- _STATED PROBLEM_: Reproduce the lines of the material exactly, excluding every image.

>> start GIVEN DATA

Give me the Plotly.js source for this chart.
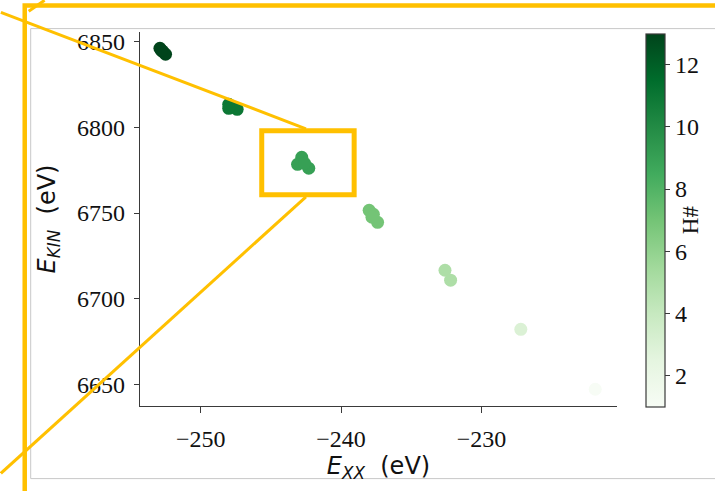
<!DOCTYPE html>
<html>
<head>
<meta charset="utf-8">
<script src="https://cdn.plot.ly/plotly-3.0.1.min.js"></script>
<style>
  html, body { margin: 0; padding: 0; background: #fff; }
  #chart { width: 715px; height: 491px; }
</style>
</head>
<body>
<div id="chart"></div>
<script>
// Exchange energy vs kinetic energy, coloured by number of hydrogens (H#)
const exxEnergy = [
  -252.9, -252.7, -252.5, -252.8,
  -248.0, -247.7, -247.4, -248.0,
  -242.8, -243.1, -242.3, -242.6,
  -238.0, -237.7, -237.4, -237.8,
  -232.6, -232.2,
  -227.2,
  -221.9
];
const kinEnergy = [
  6846.3, 6844.5, 6842.8, 6845.0,
  6813.6, 6811.8, 6810.6, 6811.2,
  6782.6, 6778.5, 6776.2, 6779.1,
  6751.6, 6749.3, 6744.6, 6747.6,
  6716.6, 6710.8,
  6682.1,
  6647.1
];
const hCount = [
  13, 13, 13, 13,
  11, 11, 11, 11,
  9, 9, 9, 9,
  7, 7, 7, 7,
  5, 5,
  3,
  1
];
const hTicks = [2, 4, 6, 8, 10, 12];

// matplotlib-style "Greens" sequential map (light -> dark)
const greens = [
  [0.000, 'rgb(247,252,245)'],
  [0.125, 'rgb(229,245,224)'],
  [0.250, 'rgb(199,233,192)'],
  [0.375, 'rgb(161,217,155)'],
  [0.500, 'rgb(116,196,118)'],
  [0.625, 'rgb(65,171,93)'],
  [0.750, 'rgb(35,139,69)'],
  [0.875, 'rgb(0,109,44)'],
  [1.000, 'rgb(0,68,27)']
];

// plot-area geometry in pixels, used to place the highlight overlay
const W = 715, H = 491;
const M = { l: 140, r: 95, t: 31.7, b: 85.3 };
const PW = W - M.l - M.r, PH = H - M.t - M.b;
const px = v => (v - M.l) / PW;
const py = v => (H - M.b - v) / PH;

const serif = 'Times New Roman';
const sans = 'DejaVu Sans';
const axisCol = '#3a3a3a';
const gold = 'rgb(255,192,0)';
const tickFont = { family: serif, size: 24, color: '#111' };

const trace = {
  type: 'scatter',
  mode: 'markers',
  x: exxEnergy,
  y: kinEnergy,
  marker: {
    size: 13,
    color: hCount,
    colorscale: greens,
    cmin: 1,
    cmax: 13,
    line: { width: 0 },
    colorbar: {
      x: px(649),
      xanchor: 'left',
      xpad: 0,
      y: py(219.8),
      yanchor: 'middle',
      ypad: 0,
      lenmode: 'pixels',
      len: 373,
      thickness: 19,
      outlinewidth: 1.2,
      outlinecolor: axisCol,
      tickmode: 'array',
      tickvals: hTicks,
      ticks: 'outside',
      ticklen: 5,
      tickwidth: 1,
      tickcolor: axisCol,
      tickfont: tickFont,
      title: { text: 'H#', side: 'right', font: { family: serif, size: 23, color: '#111' } }
    }
  },
  hoverinfo: 'x+y+text',
  text: hCount.map(h => 'H# ' + h)
};

const lineShape = (x0, y0, x1, y1, w) => ({
  type: 'line', xref: 'paper', yref: 'paper', layer: 'above',
  x0: px(x0), y0: py(y0), x1: px(x1), y1: py(y1),
  line: { color: gold, width: w }
});

const layout = {
  width: W,
  height: H,
  margin: M,
  font: { family: serif, size: 24, color: '#111' },
  paper_bgcolor: '#fff',
  plot_bgcolor: '#fff',
  showlegend: false,
  xaxis: {
    range: [-254.32, -220.35],
    tickvals: [-250, -240, -230],
    showgrid: false,
    zeroline: false,
    showline: true,
    linecolor: axisCol,
    linewidth: 1.3,
    ticks: 'outside',
    ticklen: 6,
    tickwidth: 1,
    tickcolor: axisCol,
    ticklabelstandoff: 5,
    tickfont: tickFont,
    automargin: false,
    title: {
      text: '<i>E</i><sub><i>XX</i></sub>\u00a0\u00a0(eV)',
      font: { family: sans, size: 24, color: '#111' },
      standoff: 0
    }
  },
  yaxis: {
    range: [6637.3, 6855.8],
    tickvals: [6650, 6700, 6750, 6800, 6850],
    showgrid: false,
    zeroline: false,
    showline: true,
    linecolor: axisCol,
    linewidth: 1.3,
    ticks: 'outside',
    ticklen: 5,
    tickwidth: 1,
    tickcolor: axisCol,
    ticklabelstandoff: 4,
    tickfont: tickFont,
    automargin: false,
    title: {
      text: '<i>E</i><sub><i>KIN</i></sub>\u00a0\u00a0(eV)',
      font: { family: sans, size: 24, color: '#111' },
      standoff: 14
    }
  },
  shapes: [
    // thin grey figure border
    { type: 'rect', xref: 'paper', yref: 'paper', layer: 'below',
      x0: px(30), y0: py(478.3), x1: px(730), y1: py(28.3),
      line: { color: 'rgb(200,200,200)', width: 1 } },
    // outer highlight frame
    { type: 'rect', xref: 'paper', yref: 'paper', layer: 'above',
      x0: px(24), y0: py(505), x1: px(722), y1: py(5.3),
      line: { color: gold, width: 4.5 } },
    // box around the H#=9 cluster
    { type: 'rect', xref: 'paper', yref: 'paper', layer: 'above',
      x0: px(262.5), y0: py(194.5), x1: px(355.5), y1: py(130.5),
      line: { color: gold, width: 5 } },
    // connector lines to the frame
    lineShape(0, 12, 307, 128.5, 3),
    lineShape(0, 473, 307, 196.5, 3),
    lineShape(28, 11, 44, 0, 3)
  ]
};

Plotly.newPlot('chart', [trace], layout, { displayModeBar: false, staticPlot: true });
</script>
</body>
</html>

>> end GIVEN DATA

- _THE OUTPUT_:
Give me the Plotly.js source for this chart.
<!DOCTYPE html>
<html>
<head>
<meta charset="utf-8">
<script src="https://cdn.plot.ly/plotly-3.0.1.min.js"></script>
<style>
  html, body { margin: 0; padding: 0; background: #fff; }
  #chart { width: 715px; height: 491px; }
</style>
</head>
<body>
<div id="chart"></div>
<script>
// Exchange energy vs kinetic energy, coloured by number of hydrogens (H#)
const exxEnergy = [
  -252.9, -252.7, -252.5, -252.8,
  -248.0, -247.7, -247.4, -248.0,
  -242.8, -243.1, -242.3, -242.6,
  -238.0, -237.7, -237.4, -237.8,
  -232.6, -232.2,
  -227.2,
  -221.9
];
const kinEnergy = [
  6846.3, 6844.5, 6842.8, 6845.0,
  6813.6, 6811.8, 6810.6, 6811.2,
  6782.6, 6778.5, 6776.2, 6779.1,
  6751.6, 6749.3, 6744.6, 6747.6,
  6716.6, 6710.8,
  6682.1,
  6647.1
];
const hCount = [
  13, 13, 13, 13,
  11, 11, 11, 11,
  9, 9, 9, 9,
  7, 7, 7, 7,
  5, 5,
  3,
  1
];
const hTicks = [2, 4, 6, 8, 10, 12];

// matplotlib-style "Greens" sequential map (light -> dark)
const greens = [
  [0.000, 'rgb(247,252,245)'],
  [0.125, 'rgb(229,245,224)'],
  [0.250, 'rgb(199,233,192)'],
  [0.375, 'rgb(161,217,155)'],
  [0.500, 'rgb(116,196,118)'],
  [0.625, 'rgb(65,171,93)'],
  [0.750, 'rgb(35,139,69)'],
  [0.875, 'rgb(0,109,44)'],
  [1.000, 'rgb(0,68,27)']
];

// plot-area geometry in pixels, used to place the highlight overlay
const W = 715, H = 491;
const M = { l: 140, r: 95, t: 31.7, b: 85.3 };
const PW = W - M.l - M.r, PH = H - M.t - M.b;
const px = v => (v - M.l) / PW;
const py = v => (H - M.b - v) / PH;

const serif = 'Times New Roman';
const sans = 'DejaVu Sans';
const axisCol = '#3a3a3a';
const gold = 'rgb(255,192,0)';
const tickFont = { family: serif, size: 24, color: '#111' };

const trace = {
  type: 'scatter',
  mode: 'markers',
  x: exxEnergy,
  y: kinEnergy,
  marker: {
    size: 13,
    color: hCount,
    colorscale: greens,
    cmin: 1,
    cmax: 13,
    line: { width: 0 },
    colorbar: {
      x: px(649),
      xanchor: 'left',
      xpad: 0,
      y: py(219.8),
      yanchor: 'middle',
      ypad: 0,
      lenmode: 'pixels',
      len: 373,
      thickness: 19,
      outlinewidth: 1.2,
      outlinecolor: axisCol,
      tickmode: 'array',
      tickvals: hTicks,
      ticks: 'outside',
      ticklen: 5,
      tickwidth: 1,
      tickcolor: axisCol,
      tickfont: tickFont,
      title: { text: 'H#', side: 'right', font: { family: serif, size: 23, color: '#111' } }
    }
  },
  hoverinfo: 'x+y+text',
  text: hCount.map(h => 'H# ' + h)
};

const lineShape = (x0, y0, x1, y1, w) => ({
  type: 'line', xref: 'paper', yref: 'paper', layer: 'above',
  x0: px(x0), y0: py(y0), x1: px(x1), y1: py(y1),
  line: { color: gold, width: w }
});

const layout = {
  width: W,
  height: H,
  margin: M,
  font: { family: serif, size: 24, color: '#111' },
  paper_bgcolor: '#fff',
  plot_bgcolor: '#fff',
  showlegend: false,
  xaxis: {
    range: [-254.32, -220.35],
    tickvals: [-250, -240, -230],
    showgrid: false,
    zeroline: false,
    showline: true,
    linecolor: axisCol,
    linewidth: 1.3,
    ticks: 'outside',
    ticklen: 6,
    tickwidth: 1,
    tickcolor: axisCol,
    ticklabelstandoff: 5,
    tickfont: tickFont,
    automargin: false,
    title: {
      text: '<i>E</i><sub><i>XX</i></sub>\u00a0\u00a0(eV)',
      font: { family: sans, size: 24, color: '#111' },
      standoff: 0
    }
  },
  yaxis: {
    range: [6637.3, 6855.8],
    tickvals: [6650, 6700, 6750, 6800, 6850],
    showgrid: false,
    zeroline: false,
    showline: true,
    linecolor: axisCol,
    linewidth: 1.3,
    ticks: 'outside',
    ticklen: 5,
    tickwidth: 1,
    tickcolor: axisCol,
    ticklabelstandoff: 4,
    tickfont: tickFont,
    automargin: false,
    title: {
      text: '<i>E</i><sub><i>KIN</i></sub>\u00a0\u00a0(eV)',
      font: { family: sans, size: 24, color: '#111' },
      standoff: 14
    }
  },
  shapes: [
    // thin grey figure border
    { type: 'rect', xref: 'paper', yref: 'paper', layer: 'below',
      x0: px(30), y0: py(478.3), x1: px(730), y1: py(28.3),
      line: { color: 'rgb(200,200,200)', width: 1 } },
    // outer highlight frame
    { type: 'rect', xref: 'paper', yref: 'paper', layer: 'above',
      x0: px(24), y0: py(505), x1: px(722), y1: py(5.3),
      line: { color: gold, width: 4.5 } },
    // box around the H#=9 cluster
    { type: 'rect', xref: 'paper', yref: 'paper', layer: 'above',
      x0: px(262.5), y0: py(194.5), x1: px(355.5), y1: py(130.5),
      line: { color: gold, width: 5 } },
    // connector lines to the frame
    lineShape(0, 12, 307, 128.5, 3),
    lineShape(0, 473, 307, 196.5, 3),
    lineShape(28, 11, 44, 0, 3)
  ]
};

Plotly.newPlot('chart', [trace], layout, { displayModeBar: false, staticPlot: true });
</script>
</body>
</html>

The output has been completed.